Joe and the word "homeless" (part1)


                           Manchester citizens, Piccadilly approach 2015


The arthur+martha project The Homeless Library is the first ever attempt to write a history of homelessness in Britain. It includes not only individual testimonies, but also poetry and art, giving it a shape like no other

As well as interviewing the many homeless people who have been kind enough to talk to us, we have spoken to staff in organisations that work with homeless people. Here, advice worker Joe Barson from The Booth Centre tries to define the word "homelessness". It's a definition that is crucial right now in Manchester since the recent homeless protests. If that H-word is applied to you, it might get you fined or imprisoned...
  
Joe:

My parents pushed education on me; I went to Uni and did history. I left wanting to use the skills in a more constructive way than just being an academic, I wanted to work supporting people. I enjoyed academia, but it's so airy-fairy and I wanted to get my hands on something. I went into mental health work and then on to a hostel in Stockport which gave me the opportunity to do homeless advice.

I've always been aware that we live in and an unequal society where your place at birth determines your life. That made me want to do something about the unfair suffering a lot of people have to endure. My father's family are working class and work hard and didn't get much. I was exposed to more middle-class education and I've been aware of a stark difference for me.
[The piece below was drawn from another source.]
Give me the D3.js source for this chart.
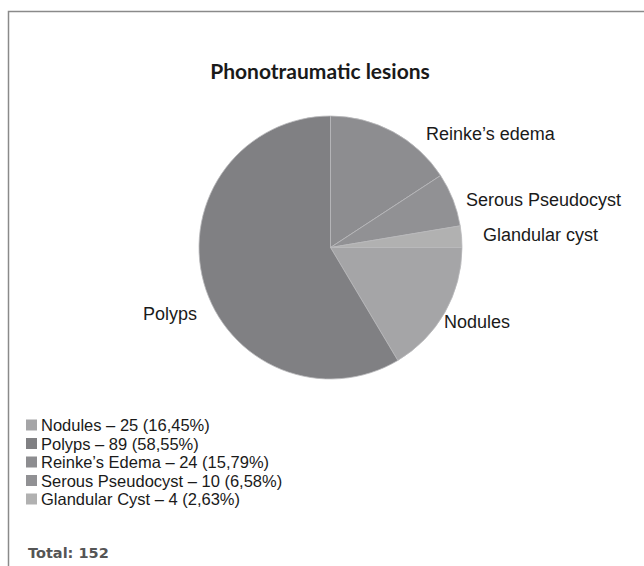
<!DOCTYPE html>
<html lang="en">
<head>
    <meta charset="UTF-8">
    <script src="https://cdn.jsdelivr.net/npm/d3@7"></script>
    <title>Phonotraumatic lesions</title>
    <style>
        body { margin: 0; background: #fff; }
    </style>
</head>
<body>
<script>
    var lesions = ["Nodules", "Polyps", "Reinke’s Edema", "Serous Pseudocyst", "Glandular Cyst"];
    var sliceLabels = ["Nodules", "Polyps", "Reinke’s edema", "Serous Pseudocyst", "Glandular cyst"];
    var counts = [25, 89, 24, 10, 4];
    var percents = ["16,45%", "58,55%", "15,79%", "6,58%", "2,63%"];
    var colors = ["#a5a5a7", "#808083", "#8d8d90", "#919194", "#b1b1b1"];
    var total = 152;

    var svg = d3.select("body").append("svg")
        .attr("width", 644)
        .attr("height", 566);

    svg.append("rect").attr("width", 644).attr("height", 566).attr("fill", "#fff");

    // frame
    svg.append("path")
        .attr("d", "M8.5,566 V11.5 H644")
        .attr("fill", "none")
        .attr("stroke", "#8a8a8a")
        .attr("stroke-width", 1.5);

    svg.append("text")
        .attr("x", 320)
        .attr("y", 79)
        .attr("text-anchor", "middle")
        .style("font-family", "Lato, 'Open Sans', sans-serif")
        .style("font-weight", "bold")
        .style("font-size", "21px")
        .attr("fill", "#1a1a1a")
        .text("Phonotraumatic lesions");

    var pie = d3.pie()
        .sort(null)
        .startAngle(Math.PI / 2)
        .endAngle(Math.PI / 2 + 2 * Math.PI)
        .value(function(d){ return d; });

    var arc = d3.arc().innerRadius(0).outerRadius(131.5);

    var g = svg.append("g").attr("transform", "translate(330.5,247.5)");
    g.selectAll("path")
        .data(pie(counts))
        .enter()
        .append("path")
        .attr("d", arc)
        .attr("fill", function(d, i){ return colors[i]; })
        .attr("stroke", "#b9b9bb")
        .attr("stroke-width", 0.8);

    // slice labels, placed beside the pie
    var labelPos = [[444, 328], [143, 320], [426, 140], [466, 206], [483, 241]];
    svg.selectAll("text.slice")
        .data(sliceLabels)
        .enter()
        .append("text")
        .attr("class", "slice")
        .attr("x", function(d, i){ return labelPos[i][0]; })
        .attr("y", function(d, i){ return labelPos[i][1]; })
        .style("font-family", "'Liberation Sans', Arial, sans-serif")
        .style("font-size", "18px")
        .attr("fill", "#1a1a1a")
        .text(function(d){ return d; });

    // legend
    var legend = svg.append("g").attr("transform", "translate(26,418)");
    var rows = legend.selectAll("g")
        .data(lesions)
        .enter()
        .append("g")
        .attr("transform", function(d, i){ return "translate(0," + (i * 18.5) + ")"; });

    rows.append("rect")
        .attr("x", 0).attr("y", 1.5)
        .attr("width", 11).attr("height", 11)
        .attr("fill", function(d, i){ return colors[i]; });

    rows.append("text")
        .attr("x", 15)
        .attr("y", 13)
        .style("font-family", "'Liberation Sans', Arial, sans-serif")
        .style("font-size", "16.5px")
        .attr("fill", "#1a1a1a")
        .text(function(d, i){ return d + " – " + counts[i] + " (" + percents[i] + ")"; });

    svg.append("text")
        .attr("x", 28)
        .attr("y", 558)
        .style("font-family", "'DejaVu Sans', Verdana, sans-serif")
        .style("font-size", "14.5px")
        .style("font-weight", "bold")
        .attr("fill", "#555")
        .text("Total: " + total);
</script>
</body>
</html>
My dad was in the police force and was aware of injustice and so was my grandpa...

The way I see myself as an advice worker in the homeless community is that I am able to do stuff and think in a way that is useful to people, because of the education I've been lucky enough to receive. It's a question for me. I have a comfortable wage and a house and yet I'm advising people who have nothing. Would I act differently in their position, would they act differently in mine?

I was talking to my partner - we were asking can you define homelessness? Are they a unified group or a mass with diverse origins and groupings? The label homeless comes from categorising people economically, seeing them as a cohesion but they're not really. Have we created an underclass from these individuals, a disenfranchised mass? I like that term, you can write that one down!

There's different ways people come to be called homeless. A claim on the label homeless is that these are a group of people without houses, but even the way they experience not having a house is different for each and every one. Someone new to it is going to experience homelessness differently to someone who has been living on the streets for 20 years.

You can then subdivide those categories down into two groups if you like. Some people lose their homes because of circumstances and some because there's no one willing to accommodate them. Seriously mentally ill people, drug users, people with chaotic lives. But homelessness has not always existed in this way. There's always people who don't reach society's norm. In different times they've been called different things.